ROME – A Jordan native and expert on Islamic affairs has said the Middle East is currently undergoing an in-depth reflection on the role of religion in society and governance, leading to a changing religious landscape in the region.

“Violence perpetrated in the name of religion contributed to this change,” said Monsignor Khaled Akasheh, Bureau Chief for Islam at the Pontifical Council for Interreligious Dialogue.

“The quest for enhanced liberty and better life conditions also contributed to reflecting on the role of religion in society and to eliciting religious responses to particular questions and doubts,” Akasheh told Crux.

Akasheh stressed that while he is Jordanian and follows developments in issues of social and religious interest in the Middle East closely, he has not lived in the country for years, and thus “cannot claim to have an extensive and complete vision of the reality.”

However, from his own observations, Akasheh said he believes the internet and social media have also “helped in a big way” to circulate differing views on religious, economic, and social issues, particularly among youth.

Another contributing factor to the changing landscape of the Middle East, he said, is the feminist movement, both in Christianity and in Islam.

One example of this, he said, is the question of equality in terms of inheritance between men and women, which he said has become an issue “not only among Christians, like in Egypt and in Jordan, but also in countries where the population is nearly a total Muslim, as is the case in Tunisia.”

According to a report in DW News, an English-language news service attached to German public broadcaster Deutsche Welle, numerous surveys in recent years have shown a decline in religious practice in the Middle East, including in Islamic countries such as Iran and Saudi Arabia.

The article cited numerous surveys conducted by pollsters such as the Arab Barometer and the Group for Analyzing and Measuring Attitudes in Iran (GAMAAN).

Survey results show that a growing number of people in the Middle East are calling for the reform of their political institutions amid an increase in cultural secularism and a trend toward drifting from religious to non-religious practice.

Statistics in one survey conducted by GAMAAN, according to DW News, shows that while Iran’s census figures show that some 99.5 percent of its population belongs to the Shi’a Muslim tradition, only 78 percent of survey participants said they believed in God.

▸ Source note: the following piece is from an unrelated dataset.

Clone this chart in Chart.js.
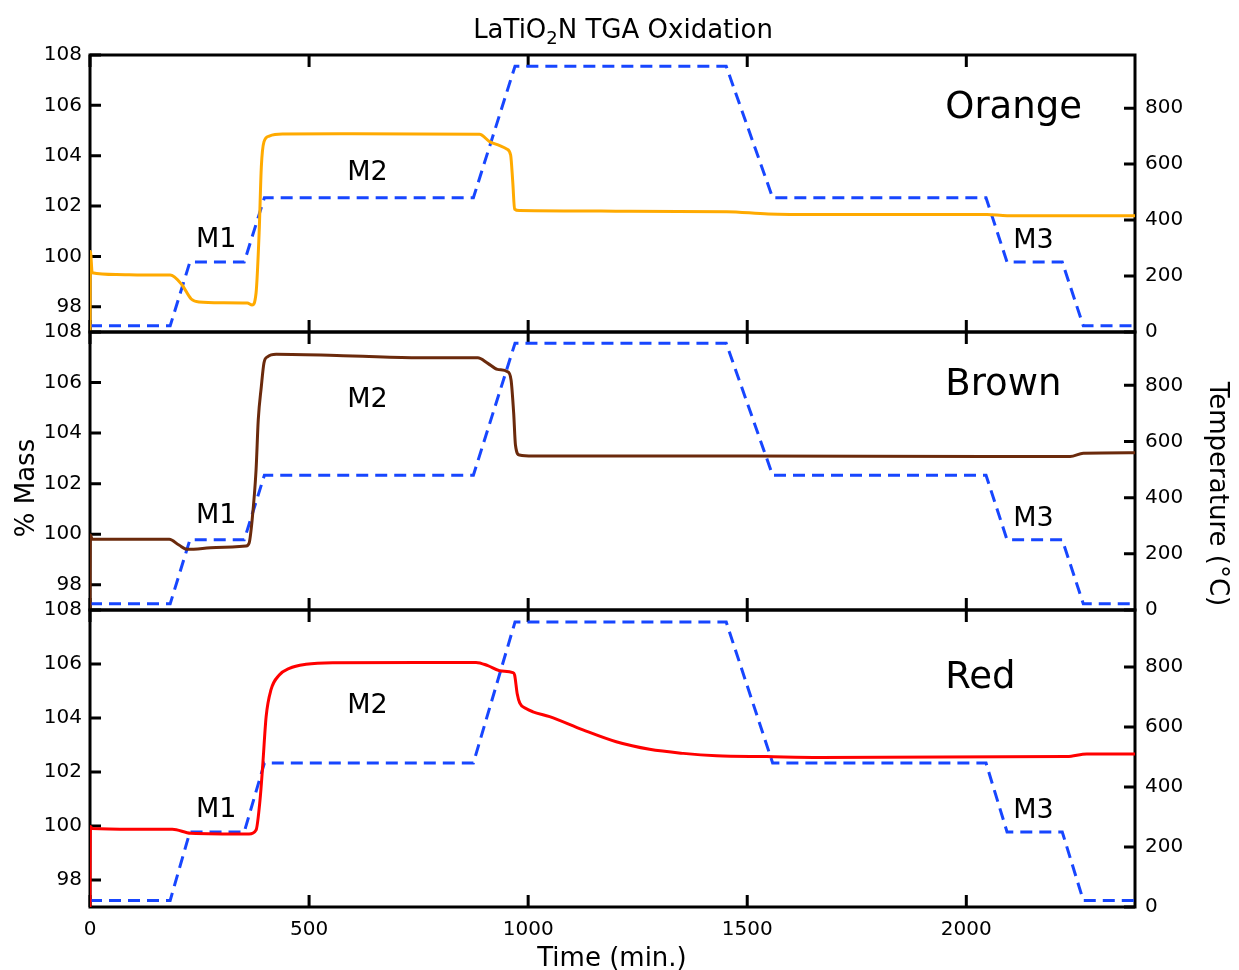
<!DOCTYPE html>
<html>
<head>
<meta charset="utf-8">
<title>LaTiO2N TGA Oxidation</title>
<script src="https://cdn.jsdelivr.net/npm/chart.js@4.4.1/dist/chart.umd.min.js"></script>
<style>
  body { margin: 0; background: #fff; }
  #wrap { position: relative; width: 1239px; height: 970px; }
  #wrap canvas { position: absolute; left: 0; top: 0; }
</style>
</head>
<body>
<div id="wrap">
  <canvas id="orange" width="1239" height="970"></canvas>
  <canvas id="brown" width="1239" height="970"></canvas>
  <canvas id="red" width="1239" height="970"></canvas>
</div>
<script>
// furnace program, shared by all three runs (min, degC)
const tempTime = [0, 183, 228, 352, 398, 875, 970, 1452, 1558, 2045, 2093, 2219, 2267, 2385];
const tempC    = [22, 22, 250, 250, 480, 480, 950, 950, 480, 480, 250, 250, 22, 22];

// % mass traces
const orangeTime = [0, 1, 5, 60, 120, 183, 210, 231, 249, 300, 359, 370, 379, 386, 391, 397, 409, 439, 600, 889, 912, 935, 951, 960, 965, 969, 980, 1200, 1453, 1548, 1666, 2047, 2093, 2385];
const orangeMass = [97.0, 100.2, 99.35, 99.28, 99.26, 99.26, 98.87, 98.31, 98.19, 98.16, 98.15, 98.07, 98.55, 100.93, 103.55, 104.55, 104.78, 104.86, 104.87, 104.85, 104.56, 104.40, 104.27, 104.03, 102.92, 101.88, 101.82, 101.80, 101.78, 101.69, 101.67, 101.67, 101.62, 101.62];

const brownTime = [0, 1, 5, 100, 181, 203, 222, 288, 356, 363, 370, 379, 384, 391, 397, 405, 425, 600, 752, 885, 908, 930, 953, 961, 967, 971, 980, 1011, 1500, 2047, 2237, 2267, 2385];
const brownMass = [97.0, 99.97, 99.80, 99.80, 99.80, 99.57, 99.40, 99.47, 99.53, 99.64, 100.56, 102.54, 104.52, 105.84, 106.77, 107.02, 107.12, 107.05, 106.98, 106.98, 106.76, 106.52, 106.43, 106.10, 104.78, 103.53, 103.13, 103.09, 103.09, 103.07, 103.07, 103.20, 103.22];

const redTime = [0, 1, 5, 97, 188, 230, 363, 379, 388, 394, 402, 413, 432, 455, 493, 554, 752, 881, 908, 935, 965, 969, 975, 981, 995, 1011, 1049, 1125, 1201, 1277, 1354, 1430, 1544, 1666, 2230, 2275, 2385];
const redMass = [97.0, 99.98, 99.91, 99.88, 99.88, 99.73, 99.70, 99.85, 100.96, 102.20, 104.05, 105.04, 105.59, 105.84, 105.99, 106.05, 106.06, 106.06, 105.94, 105.75, 105.68, 105.60, 104.90, 104.55, 104.35, 104.23, 104.05, 103.56, 103.12, 102.84, 102.69, 102.60, 102.57, 102.54, 102.57, 102.67, 102.67];

// axes
const timeTicks = [0, 500, 1000, 1500, 2000];
const massTicks = [98, 100, 102, 104, 106, 108];
const tempTicks = [0, 200, 400, 600, 800];
const stepLabels = ['M1', 'M2', 'M3'];

const FONT = '"DejaVu Sans", "Noto Sans", sans-serif';
const tickFont = { family: FONT, size: 20 };
Chart.defaults.color = '#000';

const panels = [
  { id: 'orange', name: 'Orange', color: '#ffaa00', time: orangeTime, mass: orangeMass,
    top: 55, bottom: 332, nameAt: [1952, 105.5],
    marks: [[242, 100.37], [587, 103.04], [2107, 100.33]] },
  { id: 'brown', name: 'Brown', color: '#6b2a0c', time: brownTime, mass: brownMass,
    top: 332, bottom: 610, nameAt: [1952, 105.51],
    marks: [[242, 100.44], [587, 105.03], [2107, 100.32]] },
  { id: 'red', name: 'Red', color: '#ff0000', time: redTime, mass: redMass,
    top: 610, bottom: 907, nameAt: [1952, 105.11],
    marks: [[242, 100.33], [587, 104.19], [2107, 100.30]] }
];

const toPoints = (xs, ys) => xs.map((x, i) => ({ x, y: ys[i] }));
const fixTicks = list => scale => { scale.ticks = list.map(v => ({ value: v })); };

// box around each panel with inward tick marks, under the traces
const framePlugin = {
  id: 'frame',
  beforeDatasetsDraw(chart) {
    const { ctx, chartArea: a, scales } = chart;
    ctx.save();
    ctx.strokeStyle = '#000';
    ctx.lineWidth = 3;
    ctx.strokeRect(a.left, a.top, a.right - a.left, a.bottom - a.top);
    ctx.beginPath();
    timeTicks.forEach(v => {
      const x = scales.x.getPixelForValue(v);
      ctx.moveTo(x, a.top); ctx.lineTo(x, a.top + 12);
      ctx.moveTo(x, a.bottom); ctx.lineTo(x, a.bottom - 12);
    });
    massTicks.forEach(v => {
      const y = scales.mass.getPixelForValue(v);
      ctx.moveTo(a.left, y); ctx.lineTo(a.left + 11, y);
    });
    tempTicks.forEach(v => {
      const y = scales.temp.getPixelForValue(v);
      ctx.moveTo(a.right, y); ctx.lineTo(a.right - 11, y);
    });
    ctx.stroke();
    ctx.restore();
  }
};

// sample name and M1..M3 step labels
const notesPlugin = {
  id: 'notes',
  afterDatasetsDraw(chart, args, opts) {
    const p = panels[opts.panel];
    const { ctx, scales: { x, mass } } = chart;
    ctx.save();
    ctx.fillStyle = '#000';
    ctx.textAlign = 'left';
    ctx.textBaseline = 'alphabetic';
    ctx.font = '37px ' + FONT;
    ctx.fillText(p.name, x.getPixelForValue(p.nameAt[0]), mass.getPixelForValue(p.nameAt[1]));
    ctx.font = '27px ' + FONT;
    p.marks.forEach((m, i) => {
      ctx.fillText(stepLabels[i], x.getPixelForValue(m[0]), mass.getPixelForValue(m[1]));
    });
    ctx.restore();
  }
};

// figure title and the shared axis titles
const pageTextPlugin = {
  id: 'pageText',
  afterDraw(chart) {
    const ctx = chart.ctx;
    ctx.save();
    ctx.fillStyle = '#000';
    ctx.textBaseline = 'alphabetic';

    const big = '26px ' + FONT, sub = '18px ' + FONT;
    const parts = [['LaTiO', big, 0], ['2', sub, 6], ['N TGA Oxidation', big, 0]];
    let w = 0;
    parts.forEach(([t, f]) => { ctx.font = f; w += ctx.measureText(t).width; });
    let x = 623 - w / 2;
    ctx.textAlign = 'left';
    parts.forEach(([t, f, dy]) => {
      ctx.font = f;
      ctx.fillText(t, x, 38 + dy);
      x += ctx.measureText(t).width;
    });

    ctx.font = '26px ' + FONT;
    ctx.textAlign = 'center';
    ctx.fillText('Time (min.)', 612, 966);

    ctx.save();
    ctx.translate(34, 488);
    ctx.rotate(-Math.PI / 2);
    ctx.fillText('% Mass', 0, 0);
    ctx.restore();

    ctx.save();
    ctx.translate(1210, 494);
    ctx.rotate(Math.PI / 2);
    ctx.fillText('Temperature (\u00B0C)', 0, 0);
    ctx.restore();

    ctx.restore();
  }
};

panels.forEach((p, idx) => {
  const last = idx === panels.length - 1;
  new Chart(document.getElementById(p.id), {
    type: 'line',
    data: {
      datasets: [
        {
          label: p.name,
          data: toPoints(p.time, p.mass),
          yAxisID: 'mass',
          borderColor: p.color,
          borderWidth: 3,
          pointRadius: 0,
          cubicInterpolationMode: 'monotone',
          order: 0
        },
        {
          label: 'Temperature',
          data: toPoints(tempTime, tempC),
          yAxisID: 'temp',
          borderColor: '#1746ff',
          borderWidth: 3,
          borderDash: [12, 7],
          pointRadius: 0,
          tension: 0,
          order: 1
        }
      ]
    },
    options: {
      responsive: false,
      animation: false,
      devicePixelRatio: 1,
      layout: { padding: { top: p.top, bottom: last ? 0 : 970 - p.bottom, left: 0, right: 0 } },
      plugins: { legend: { display: false }, tooltip: { enabled: false }, notes: { panel: idx } },
      scales: {
        x: {
          type: 'linear',
          min: 0,
          max: 2385,
          grid: { display: false, drawTicks: false },
          border: { display: false },
          ticks: { display: last, padding: 11, maxRotation: 0, font: tickFont, callback: v => String(v) },
          afterBuildTicks: fixTicks(timeTicks),
          afterFit: s => { s.height = last ? 970 - p.bottom : 0; }
        },
        mass: {
          type: 'linear',
          position: 'left',
          min: 97,
          max: 108,
          grid: { display: false, drawTicks: false },
          border: { display: false },
          ticks: { padding: 8, font: tickFont },
          afterBuildTicks: fixTicks(massTicks),
          afterFit: s => { s.width = 90; }
        },
        temp: {
          type: 'linear',
          position: 'right',
          min: 0,
          max: 990,
          grid: { display: false, drawTicks: false },
          border: { display: false },
          ticks: { padding: 10, font: tickFont },
          afterBuildTicks: fixTicks(tempTicks),
          afterFit: s => { s.width = 104; }
        }
      }
    },
    plugins: last ? [framePlugin, notesPlugin, pageTextPlugin] : [framePlugin, notesPlugin]
  });
});
</script>
</body>
</html>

Of these, just 32 percent identified as Shi’a Muslims. Roughly nine percent said they were atheist, eight percent said they were Zoroastrian, seven percent described themselves as simply being “spiritual,” six percent said they were agnostic, and just five percent said they were Sunni Muslims. Around 22 percent of participants said they identified with none of these religions.

While the numbers show that the majority of the population still believes in God, the numbers are significantly less than what one might expect for a place where religion is not just a matter of faith, but also culture, government, and law.

In his interview with Crux, Akasheh said that the “Islamic revival” of both Shi’a and Sunni Muslims in the Middle East has “awakened some of the Christians as well towards their own revival.”

“Religion today has become an identity factor, sometimes at the expense of the national sense of belonging,” he said.

Factors such as the rise of the so-called Islamic State, or ISIS, and its opposition and defeat “has demonstrated the need for a sound approach to religion which excludes recourse to violence to sustain and impose one’s own understanding of his (or) her religion,” Akasheh said.

Violence perpetrated by ISIS, he said, “was for some an occasion to ask themselves what religion does mean and how important it is to understand and to practice it properly.”

Asked whether he believes this shifting of sands could lead to the complete secularization of the Middle East in terms of governance and politics, Akasheh said he is unsure whether the region will ever be secularized “in the same way and to the extent” that it is in the west.

However, “We should also be clear on this that the Western countries have different kinds of secularism and that their societies have been affected by this phenomenon in different grades,” he said, meaning that should the Middle East become secularized, it might very well look different than the kind most of the western world is familiar with.